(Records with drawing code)
=-=-=-=-=

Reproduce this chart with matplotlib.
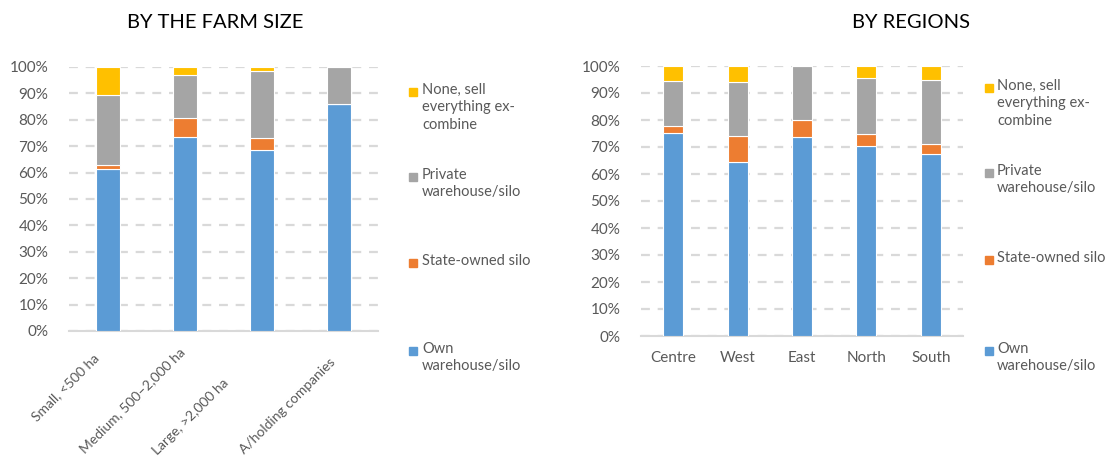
import numpy as np
import matplotlib.pyplot as plt
import matplotlib.transforms as mtransforms
from matplotlib.patches import Rectangle
from matplotlib.ticker import PercentFormatter

plt.rcParams['font.family'] = ['Lato', 'DejaVu Sans']

# series order bottom to top
series = ["Own\nwarehouse/silo", "State-owned silo", "Private\nwarehouse/silo",
          "None, sell\neverything ex-\ncombine"]
colors = ["#5B9BD5", "#ED7D31", "#A5A5A5", "#FFC000"]

# by farm size (shares, %)
size_cats = ["Small, <500 ha", "Medium, 500\u20132,000 ha", "Large, >2,000 ha", "A/holding companies"]
size_own = [61.5, 73.4, 68.7, 85.8]
size_state = [1.3, 7.3, 4.4, 0.0]
size_private = [26.5, 16.1, 25.3, 14.2]
size_none = [10.7, 3.2, 1.6, 0.0]

# by regions (shares, %)
reg_cats = ["Centre", "West", "East", "North", "South"]
reg_own = [75.1, 64.6, 73.7, 70.5, 67.4]
reg_state = [2.7, 9.5, 6.4, 4.4, 3.7]
reg_private = [16.6, 20.0, 19.9, 20.7, 23.7]
reg_none = [5.6, 5.9, 0.0, 4.4, 5.2]

txt_col = "#595959"
W, H = 1110, 463

fig = plt.figure(figsize=(W / 100, H / 100), dpi=100)


def stacked(ax, cats, vals):
    x = np.arange(len(cats))
    bottom = np.zeros(len(cats))
    for v, c in zip(vals, colors):
        ax.bar(x, v, 0.31, bottom=bottom, color=c, edgecolor="white", linewidth=0.8, zorder=3)
        bottom += np.array(v)
    ax.set_xlim(-0.5, len(cats) - 0.5)
    ax.set_ylim(0, 100)
    ax.set_yticks(np.arange(0, 101, 10))
    ax.yaxis.set_major_formatter(PercentFormatter(decimals=0))
    ax.grid(axis="y", color="#D9D9D9", linestyle=(0, (4, 3.5)), linewidth=1.6, zorder=0)
    for s in ["top", "right", "left"]:
        ax.spines[s].set_visible(False)
    ax.spines["bottom"].set_color("#D9D9D9")
    ax.spines["bottom"].set_linewidth(1.5)
    ax.tick_params(axis="both", length=0, labelsize=11, labelcolor=txt_col)
    ax.tick_params(axis="y", pad=15)
    ax.set_xticks(x)


def legend(x_sq, x_txt, ys):
    for lab, c, y in zip(series, colors, ys):
        fig.add_artist(Rectangle((x_sq / W, 1 - (y + 4) / H), 8 / W, 8 / H,
                                 transform=fig.transFigure, color=c))
        fig.text(x_txt / W, 1 - (y - 9) / H, lab, ha="left", va="top",
                 fontsize=10.5, color=txt_col, linespacing=1.3)


ax1 = fig.add_axes([69 / W, 1 - 331 / H, 309 / W, 264 / H])
stacked(ax1, size_cats, [size_own, size_state, size_private, size_none])
ax1.set_xticklabels(size_cats, rotation=45, ha="right", va="top",
                    rotation_mode="anchor", fontsize=10)
ax1.tick_params(axis="x", pad=0)
# Excel staggers the rotated labels; shift each one (pixels)
shifts = [(-15, -21), (-6, -15), (-40, -46), (-10, -25)]
for lbl, (dx, dy) in zip(ax1.get_xticklabels(), shifts):
    lbl.set_transform(lbl.get_transform() +
                      mtransforms.ScaledTranslation(dx / 100, dy / 100, fig.dpi_scale_trans))

ax2 = fig.add_axes([641 / W, 1 - 336 / H, 322 / W, 270 / H])
stacked(ax2, reg_cats, [reg_own, reg_state, reg_private, reg_none])
ax2.set_xticklabels(reg_cats)
ax2.tick_params(axis="x", pad=11)

legend(409, 422, [351, 263, 177, 92])
legend(985, 997, [351, 260, 173, 88])

fig.text(215 / W, 1 - 22 / H, "BY THE FARM SIZE", ha="center", va="center", fontsize=14.5, color="black")
fig.text(911 / W, 1 - 22 / H, "BY REGIONS", ha="center", va="center", fontsize=14.5, color="black")

fig.savefig("out.png", dpi=100)
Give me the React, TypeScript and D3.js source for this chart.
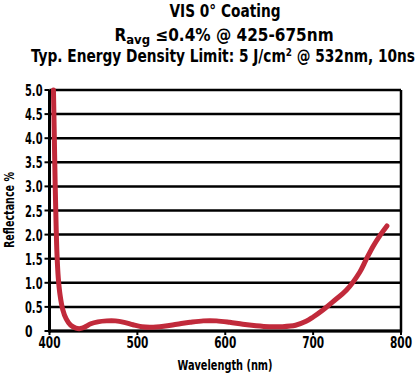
import React, { useLayoutEffect, useRef, useState } from "react";
import * as d3 from "d3";

const wavelengths = [404.5, 405.5, 406.5, 407.5, 408.5, 410, 412, 415, 419, 424, 430, 435, 440, 447, 455, 465, 475, 485, 495, 505, 515, 530, 545, 560, 575, 590, 605, 620, 635, 650, 665, 680, 692, 700, 710, 722, 738, 753, 760, 768, 776, 784];
const reflectance = [5.0, 4.0, 3.0, 2.2, 1.6, 1.1, 0.75, 0.45, 0.25, 0.12, 0.06, 0.05, 0.08, 0.15, 0.19, 0.21, 0.21, 0.18, 0.13, 0.09, 0.08, 0.1, 0.14, 0.18, 0.21, 0.21, 0.18, 0.14, 0.11, 0.09, 0.09, 0.12, 0.2, 0.29, 0.42, 0.6, 0.85, 1.22, 1.47, 1.75, 1.98, 2.18];
const yTicks = [0, 0.5, 1.0, 1.5, 2.0, 2.5, 3.0, 3.5, 4.0, 4.5, 5.0];
const xTicks = [400, 500, 600, 700, 800];

const FONT = "'DejaVu Sans Condensed', 'Liberation Sans Narrow', sans-serif";

export default function App() {
  const x = d3.scaleLinear().domain([400, 800]).range([49.5, 401]);
  const y = d3.scaleLinear().domain([0, 5]).range([331, 90]);
  const data = wavelengths.map((w, i) => [w, reflectance[i]] as [number, number]);
  const line = d3.line<[number, number]>().x(d => x(d[0])).y(d => y(d[1])).curve(d3.curveCatmullRom.alpha(0.5));
  const t3 = useRef<SVGTextElement>(null);
  const [sx, setSx] = useState(0.89);
  useLayoutEffect(() => {
    if (t3.current) {
      const w = t3.current.getBBox().width;
      if (w > 0) setSx(384 / w);
    }
  }, []);
  return (
    <svg width={420} height={379} style={{ position: "absolute", left: 0, top: 0 }}>
      <rect width={420} height={379} fill="#fff" />
      <g fontFamily={FONT} fontWeight="bold" fill="#000" textAnchor="middle">
        <text x={225} y={17} fontSize={17} textLength={111} lengthAdjust="spacingAndGlyphs">VIS 0° Coating</text>
        <text x={224} y={41} fontSize={17}>
          <tspan>R</tspan><tspan fontSize={13} dy={3}>avg</tspan><tspan dy={-3}> ≤0.4% @ 425-675nm</tspan>
        </text>
        <g transform={`translate(223,62) scale(${sx},1)`}>
          <text ref={t3} x={0} y={0} fontSize={17}>
            <tspan>Typ. Energy Density Limit: 5 J/cm</tspan><tspan fontSize={11} dy={-6}>2</tspan><tspan dy={6}> @ 532nm, 10ns</tspan>
          </text>
        </g>
      </g>
      {yTicks.map(t => (
        <line key={"g" + t} x1={x(400)} x2={x(800)} y1={y(t)} y2={y(t)} stroke="#000" strokeWidth={2.5} />
      ))}
      <line x1={x(400)} x2={x(400)} y1={y(5)} y2={y(0) + 1.5} stroke="#000" strokeWidth={3} />
      <line x1={x(800)} x2={x(800)} y1={y(5)} y2={y(0) + 1.5} stroke="#000" strokeWidth={2.5} />
      <line x1={x(400)} x2={x(800)} y1={y(0)} y2={y(0)} stroke="#000" strokeWidth={3} />
      {yTicks.map(t => (
        <line key={"t" + t} x1={x(400) - 5} x2={x(400)} y1={y(t)} y2={y(t)} stroke="#000" strokeWidth={2} />
      ))}
      {xTicks.map(t => (
        <line key={"xt" + t} x1={x(t)} x2={x(t)} y1={y(0)} y2={y(0) + 4} stroke="#000" strokeWidth={2} />
      ))}
      <path d={line(data) ?? ""} fill="none" stroke="#c12a3b" strokeWidth={5} strokeLinecap="round" strokeLinejoin="round" />
      <g fontFamily={FONT} fontSize={16} fontWeight="bold" fill="#000">
        {yTicks.map(t => (
          <text key={"yl" + t} x={25} y={y(t) + 6} textAnchor="start" textLength={t === 0 ? 7.5 : 17.5} lengthAdjust="spacingAndGlyphs">{t === 0 ? "0" : t.toFixed(1)}</text>
        ))}
        {xTicks.map(t => (
          <text key={"xl" + t} x={x(t)} y={348} textAnchor="middle" textLength={22} lengthAdjust="spacingAndGlyphs">{t}</text>
        ))}
        <text x={225} y={370} fontSize={14} textAnchor="middle" textLength={95} lengthAdjust="spacingAndGlyphs">Wavelength (nm)</text>
        <text transform="translate(14,210) rotate(-90)" fontSize={14} textAnchor="middle" textLength={76} lengthAdjust="spacingAndGlyphs">Reflectance %</text>
      </g>
    </svg>
  );
}
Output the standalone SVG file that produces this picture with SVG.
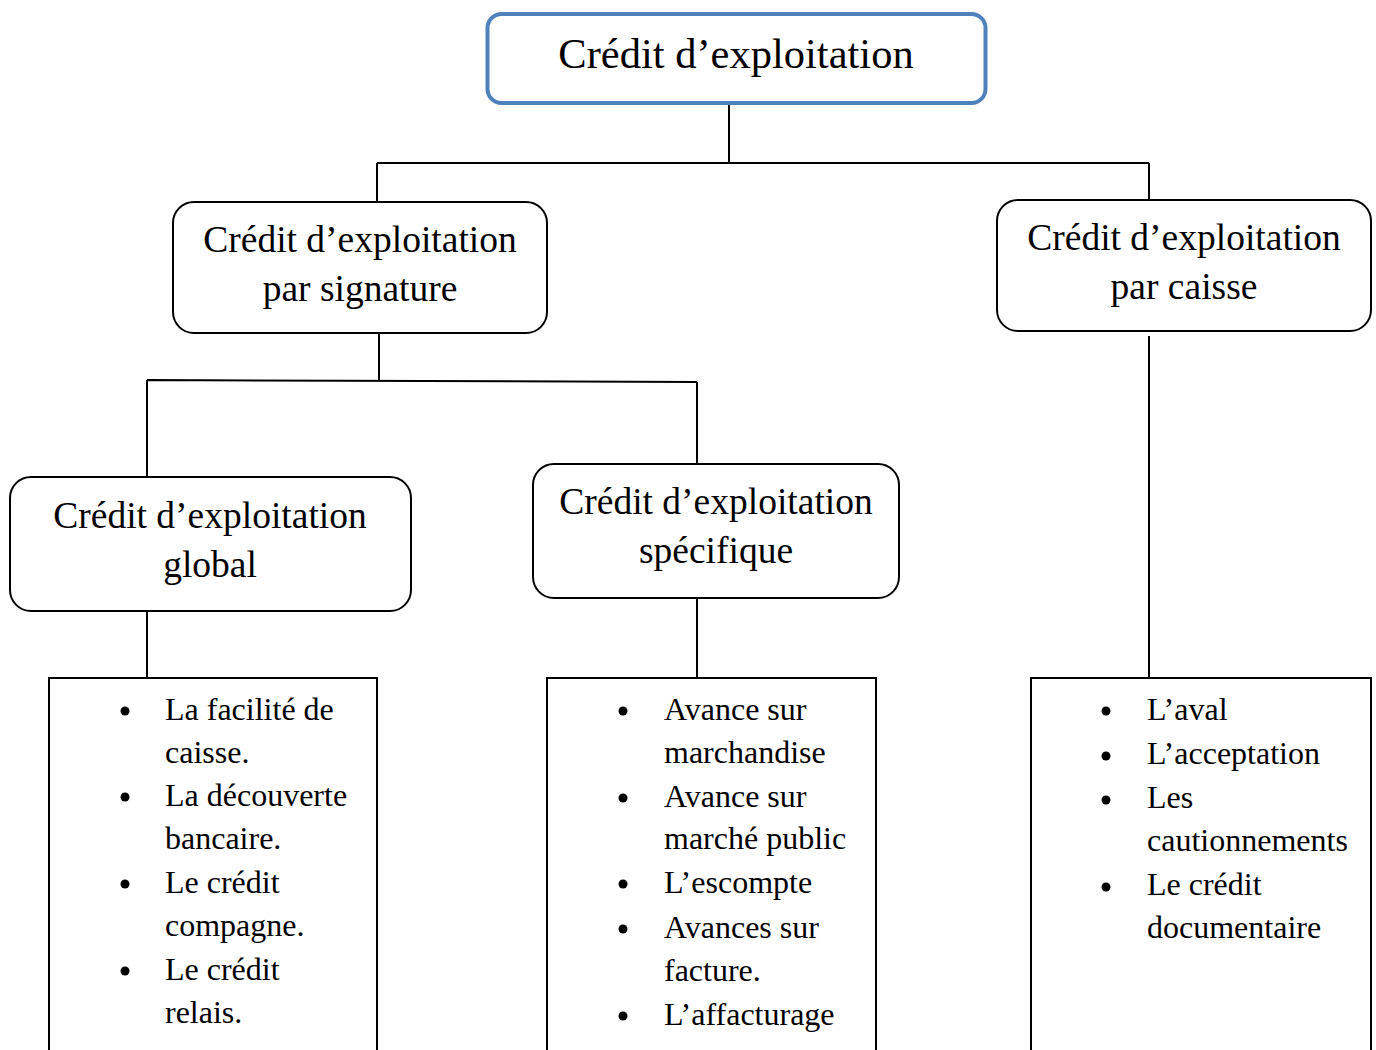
<svg xmlns="http://www.w3.org/2000/svg" width="1376" height="1050" viewBox="0 0 1376 1050">
  <style>
    .bg { fill: #ffffff; }
    .root { fill: #ffffff; stroke: #4F81BD; stroke-width: 4; }
    .node { fill: #ffffff; stroke: #000000; stroke-width: 2; }
    .list { fill: #ffffff; stroke: #000000; stroke-width: 2; }
    .wire { fill: none; stroke: #000000; stroke-width: 2; }
    .title { font-family: "Liberation Serif", "Times New Roman", serif; font-size: 42.5px; fill: #000000; text-anchor: middle; }
    .label { font-family: "Liberation Serif", "Times New Roman", serif; font-size: 37.5px; fill: #000000; text-anchor: middle; }
    .item { font-family: "Liberation Serif", "Times New Roman", serif; font-size: 32px; fill: #000000; }
    .dot { fill: #000000; }
  </style>

  <rect class="bg" x="0" y="0" width="1376" height="1050"/>

  <!-- connectors -->
  <g id="connectors">
    <path class="wire" d="M729 103 V163 M377 163 H1149 M377 163 V202 M1149 163 V200"/>
    <path class="wire" d="M379 333 V381 M147 380 L697 382 M147 380 V477 M697 382 V464"/>
    <path class="wire" d="M147 611 V678 M697 598 V678 M1149 336 V678"/>
  </g>

  <!-- root -->
  <g id="credit-exploitation">
    <rect class="root" x="487.5" y="14" width="498" height="89" rx="14"/>
    <text class="title" x="736" y="68">Crédit d’exploitation</text>
  </g>

  <!-- second level -->
  <g id="par-signature">
    <rect class="node" x="173" y="202" width="374" height="131" rx="21"/>
    <text class="label" x="360" y="252">Crédit d’exploitation</text>
    <text class="label" x="360" y="301">par signature</text>
  </g>

  <g id="par-caisse">
    <rect class="node" x="997" y="200" width="374" height="131" rx="21"/>
    <text class="label" x="1184" y="250">Crédit d’exploitation</text>
    <text class="label" x="1184" y="299">par caisse</text>
  </g>

  <!-- third level -->
  <g id="global">
    <rect class="node" x="10" y="477" width="401" height="134" rx="21"/>
    <text class="label" x="210" y="528">Crédit d’exploitation</text>
    <text class="label" x="210" y="577">global</text>
  </g>

  <g id="specifique">
    <rect class="node" x="533" y="464" width="366" height="134" rx="21"/>
    <text class="label" x="716" y="514">Crédit d’exploitation</text>
    <text class="label" x="716" y="563">spécifique</text>
  </g>

  <!-- lists -->
  <g id="liste-global">
    <rect class="list" x="49" y="678" width="328" height="390"/>
    <circle class="dot" cx="125" cy="711" r="4.5"/>
    <circle class="dot" cx="125" cy="797" r="4.5"/>
    <circle class="dot" cx="125" cy="884" r="4.5"/>
    <circle class="dot" cx="125" cy="971" r="4.5"/>
    <text class="item" x="165" y="720">La facilité de</text>
    <text class="item" x="165" y="763">caisse.</text>
    <text class="item" x="165" y="806">La découverte</text>
    <text class="item" x="165" y="849">bancaire.</text>
    <text class="item" x="165" y="893">Le crédit</text>
    <text class="item" x="165" y="936">compagne.</text>
    <text class="item" x="165" y="980">Le crédit</text>
    <text class="item" x="165" y="1023">relais.</text>
  </g>

  <g id="liste-specifique">
    <rect class="list" x="547" y="678" width="329" height="390"/>
    <circle class="dot" cx="623" cy="711" r="4.5"/>
    <circle class="dot" cx="623" cy="798" r="4.5"/>
    <circle class="dot" cx="623" cy="884" r="4.5"/>
    <circle class="dot" cx="623" cy="929" r="4.5"/>
    <circle class="dot" cx="623" cy="1016" r="4.5"/>
    <text class="item" x="664" y="720">Avance sur</text>
    <text class="item" x="664" y="763">marchandise</text>
    <text class="item" x="664" y="807">Avance sur</text>
    <text class="item" x="664" y="849">marché public</text>
    <text class="item" x="664" y="893">L’escompte</text>
    <text class="item" x="664" y="938">Avances sur</text>
    <text class="item" x="664" y="981">facture.</text>
    <text class="item" x="664" y="1025">L’affacturage</text>
  </g>

  <g id="liste-caisse">
    <rect class="list" x="1031" y="678" width="340" height="390"/>
    <circle class="dot" cx="1106" cy="711" r="4.5"/>
    <circle class="dot" cx="1106" cy="756" r="4.5"/>
    <circle class="dot" cx="1106" cy="800" r="4.5"/>
    <circle class="dot" cx="1106" cy="887" r="4.5"/>
    <text class="item" x="1147" y="720">L’aval</text>
    <text class="item" x="1147" y="764">L’acceptation</text>
    <text class="item" x="1147" y="808">Les</text>
    <text class="item" x="1147" y="851">cautionnements</text>
    <text class="item" x="1147" y="895">Le crédit</text>
    <text class="item" x="1147" y="938">documentaire</text>
  </g>
</svg>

=-=-=-=-=

• **JOB**:
Could you repeat exactly the lines from the first one of the records above through the line containing "plt.rcParams['font.family'] = ['Lato', 'DejaVu", leaving out any pictures?

• **EXERCISE ANSWER**:
Reproduce this chart with matplotlib.
import numpy as np
import matplotlib.pyplot as plt
import matplotlib.transforms as mtransforms
from matplotlib.patches import Rectangle
from matplotlib.ticker import PercentFormatter

plt.rcParams['font.family'] = ['Lato', 'DejaVu Sans']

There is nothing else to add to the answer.